How old is the data in your destination?

Metrics to track:

  • Last successful run — when did the pipeline last complete successfully?
  • Data latency — time between event occurrence and availability in the destination
  • SLA compliance — is data available within the promised window?

Why it matters: A dashboard showing "updated 3 hours ago" when the SLA is 15 minutes means downstream consumers are making decisions on stale data.

4. Data Quality

Is the data correct?

Metrics to track:

  • Null rates — percentage of nulls in critical columns
  • Uniqueness — are IDs actually unique?
  • Value distribution — has the distribution of values changed unexpectedly?
  • Schema compliance — does the output match the expected schema?
  • Referential integrity — do foreign keys resolve?

Why it matters: A pipeline can succeed (status: green) while producing garbage data. Quality checks catch issues that execution monitoring misses.

Alert Strategy

Not everything needs an alert. Too many alerts cause fatigue — the team ignores them all, including the critical ones.

Tier 1: Page Immediately

  • Pipeline failure after all retries exhausted
  • SLA breach on critical pipelines
  • Data volume drops to zero
  • Source system connection failure

Tier 2: Alert Within Business Hours

  • Duration exceeding 2x normal
  • Data volume deviation greater than 50%
  • Quality rule failures above threshold
  • Schedule delays over 30 minutes

Tier 3: Report Weekly

  • Gradual duration increases
  • Minor quality score changes
  • Retry frequency trends
  • Resource utilization patterns

Building a Monitoring Dashboard

A good pipeline monitoring dashboard answers three questions at a glance:

  1. Is everything running? — Status overview of all pipelines
  2. Is anything failing? — Failed pipelines with error details
  3. Is the data fresh? — Freshness indicators for critical datasets

Essential Dashboard Panels

Pipeline Health Overview: A grid showing every pipeline with green/yellow/red status. Sort by severity so problems are always at the top.

Recent Failures: A table of failed runs with pipeline name, error message, failure time, and a link to logs. This is what the team looks at first thing every morning.

Duration Trends: A line chart showing pipeline duration over the past 30 days. Spikes and upward trends are immediately visible.

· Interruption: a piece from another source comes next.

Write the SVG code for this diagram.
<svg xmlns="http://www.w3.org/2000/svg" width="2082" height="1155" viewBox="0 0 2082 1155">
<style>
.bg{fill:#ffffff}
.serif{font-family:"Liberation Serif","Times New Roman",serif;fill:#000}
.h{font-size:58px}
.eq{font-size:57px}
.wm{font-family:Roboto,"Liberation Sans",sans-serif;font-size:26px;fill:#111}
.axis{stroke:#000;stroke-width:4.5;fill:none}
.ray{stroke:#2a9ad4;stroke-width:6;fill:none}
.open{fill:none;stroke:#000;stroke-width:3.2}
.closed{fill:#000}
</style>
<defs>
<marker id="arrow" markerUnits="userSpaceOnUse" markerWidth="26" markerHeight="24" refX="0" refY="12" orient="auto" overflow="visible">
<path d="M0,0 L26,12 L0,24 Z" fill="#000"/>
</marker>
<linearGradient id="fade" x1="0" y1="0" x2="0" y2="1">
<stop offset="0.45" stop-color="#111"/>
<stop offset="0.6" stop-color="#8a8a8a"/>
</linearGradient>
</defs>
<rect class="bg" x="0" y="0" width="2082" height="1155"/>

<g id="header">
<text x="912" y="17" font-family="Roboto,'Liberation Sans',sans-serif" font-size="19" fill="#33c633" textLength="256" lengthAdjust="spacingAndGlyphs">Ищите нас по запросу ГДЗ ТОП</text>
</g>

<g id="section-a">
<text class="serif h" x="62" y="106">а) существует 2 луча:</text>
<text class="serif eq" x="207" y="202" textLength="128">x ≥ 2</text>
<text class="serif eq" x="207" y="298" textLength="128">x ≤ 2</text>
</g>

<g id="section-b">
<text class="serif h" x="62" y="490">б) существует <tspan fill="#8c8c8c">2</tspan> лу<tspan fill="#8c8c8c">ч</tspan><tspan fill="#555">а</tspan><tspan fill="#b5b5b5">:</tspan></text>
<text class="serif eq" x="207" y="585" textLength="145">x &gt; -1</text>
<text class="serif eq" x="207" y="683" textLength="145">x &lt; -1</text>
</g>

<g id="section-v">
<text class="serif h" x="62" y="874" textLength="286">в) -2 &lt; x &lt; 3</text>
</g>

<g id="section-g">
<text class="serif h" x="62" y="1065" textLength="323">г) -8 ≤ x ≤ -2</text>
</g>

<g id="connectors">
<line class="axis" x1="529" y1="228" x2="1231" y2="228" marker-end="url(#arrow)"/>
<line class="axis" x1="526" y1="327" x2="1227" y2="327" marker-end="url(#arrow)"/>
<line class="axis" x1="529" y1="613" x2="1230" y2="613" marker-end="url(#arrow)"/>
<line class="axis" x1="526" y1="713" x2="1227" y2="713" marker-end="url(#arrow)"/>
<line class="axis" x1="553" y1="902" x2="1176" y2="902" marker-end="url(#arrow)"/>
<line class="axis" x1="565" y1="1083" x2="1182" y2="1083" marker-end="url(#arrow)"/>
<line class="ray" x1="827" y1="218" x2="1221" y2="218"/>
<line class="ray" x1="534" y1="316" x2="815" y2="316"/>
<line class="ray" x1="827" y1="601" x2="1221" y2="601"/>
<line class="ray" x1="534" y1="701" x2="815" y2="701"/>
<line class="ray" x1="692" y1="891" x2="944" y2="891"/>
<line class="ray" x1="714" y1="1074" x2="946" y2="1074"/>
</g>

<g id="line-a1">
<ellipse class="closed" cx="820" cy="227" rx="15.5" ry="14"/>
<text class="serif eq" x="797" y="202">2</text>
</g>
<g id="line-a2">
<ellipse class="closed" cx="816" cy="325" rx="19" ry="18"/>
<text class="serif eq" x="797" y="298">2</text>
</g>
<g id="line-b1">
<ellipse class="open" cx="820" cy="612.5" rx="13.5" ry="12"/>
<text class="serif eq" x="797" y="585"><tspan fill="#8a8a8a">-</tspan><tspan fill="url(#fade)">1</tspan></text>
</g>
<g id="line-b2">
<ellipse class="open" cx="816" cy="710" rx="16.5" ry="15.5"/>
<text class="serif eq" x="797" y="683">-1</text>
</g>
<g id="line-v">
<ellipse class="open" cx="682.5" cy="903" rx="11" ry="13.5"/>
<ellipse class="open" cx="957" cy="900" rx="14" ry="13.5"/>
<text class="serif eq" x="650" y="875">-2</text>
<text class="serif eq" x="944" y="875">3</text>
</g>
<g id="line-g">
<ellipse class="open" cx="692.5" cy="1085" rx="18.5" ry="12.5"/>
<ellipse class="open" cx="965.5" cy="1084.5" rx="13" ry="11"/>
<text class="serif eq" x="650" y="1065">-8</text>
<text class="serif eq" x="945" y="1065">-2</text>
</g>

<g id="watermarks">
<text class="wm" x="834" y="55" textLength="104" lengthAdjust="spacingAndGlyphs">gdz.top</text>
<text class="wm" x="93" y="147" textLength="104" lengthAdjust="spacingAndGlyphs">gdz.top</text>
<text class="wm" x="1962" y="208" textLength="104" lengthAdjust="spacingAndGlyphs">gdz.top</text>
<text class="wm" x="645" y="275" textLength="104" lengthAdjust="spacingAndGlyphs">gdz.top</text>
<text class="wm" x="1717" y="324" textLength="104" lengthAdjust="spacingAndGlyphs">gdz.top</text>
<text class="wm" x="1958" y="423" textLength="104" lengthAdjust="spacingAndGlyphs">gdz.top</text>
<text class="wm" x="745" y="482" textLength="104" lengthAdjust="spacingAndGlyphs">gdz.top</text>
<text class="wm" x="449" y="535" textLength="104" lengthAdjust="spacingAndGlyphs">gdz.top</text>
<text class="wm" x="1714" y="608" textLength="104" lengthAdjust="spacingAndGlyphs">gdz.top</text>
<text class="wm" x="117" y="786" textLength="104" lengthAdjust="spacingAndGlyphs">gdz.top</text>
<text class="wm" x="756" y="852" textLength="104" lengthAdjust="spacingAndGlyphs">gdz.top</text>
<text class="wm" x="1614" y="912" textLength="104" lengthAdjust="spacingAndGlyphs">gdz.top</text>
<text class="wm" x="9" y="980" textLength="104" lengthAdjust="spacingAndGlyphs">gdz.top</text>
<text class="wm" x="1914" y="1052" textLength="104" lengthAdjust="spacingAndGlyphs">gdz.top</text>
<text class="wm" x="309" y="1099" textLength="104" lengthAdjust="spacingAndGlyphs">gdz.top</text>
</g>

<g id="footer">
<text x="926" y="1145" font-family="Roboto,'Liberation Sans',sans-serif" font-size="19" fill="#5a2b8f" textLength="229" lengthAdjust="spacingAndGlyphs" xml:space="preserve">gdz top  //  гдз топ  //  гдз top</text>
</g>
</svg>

Data Freshness: A table showing each critical dataset, when it was last updated, and whether it meets its SLA.

Common Monitoring Mistakes

1. Only Monitoring Execution

"The pipeline ran successfully" is not the same as "the data is correct." A pipeline can extract zero rows, transform nothing, load an empty table, and report success. You need data quality checks, not just execution checks.

2. Alert Fatigue

If the team gets 50 alerts a day, they'll ignore all of them. Be ruthless about alert thresholds. A quality rule that fires on 0.1% null rate in a column that's naturally nullable isn't helpful.

3. No Historical Context

"The pipeline took 45 minutes" means nothing without context. Is that normal? Was it 5 minutes last week? Monitoring without baselines is guessing.

4. Missing Dependencies

Pipeline B depends on Pipeline A. Pipeline A fails. Pipeline B runs on stale data and "succeeds." Without dependency-aware monitoring, B's success hides A's failure.

Monitoring in Practice

F-Pulse includes built-in pipeline monitoring with run history, duration tracking, status alerts, and row count monitoring. For enterprise teams, D-Pulse adds SLA engine, platform health scores, and integration with Prometheus and Grafana for custom dashboards.

The key insight is that monitoring should be built into the pipeline tool, not bolted on afterward. When monitoring is an afterthought, gaps are inevitable. When it's native, every pipeline gets baseline coverage automatically.

Summary

Monitor pipeline execution (did it run?), data volume (did it process the right amount?), data freshness (is it timely?), and data quality (is it correct?). Set alerts at three tiers to avoid fatigue. Build dashboards that answer the three critical questions. And choose tools where monitoring is built in, not bolted on.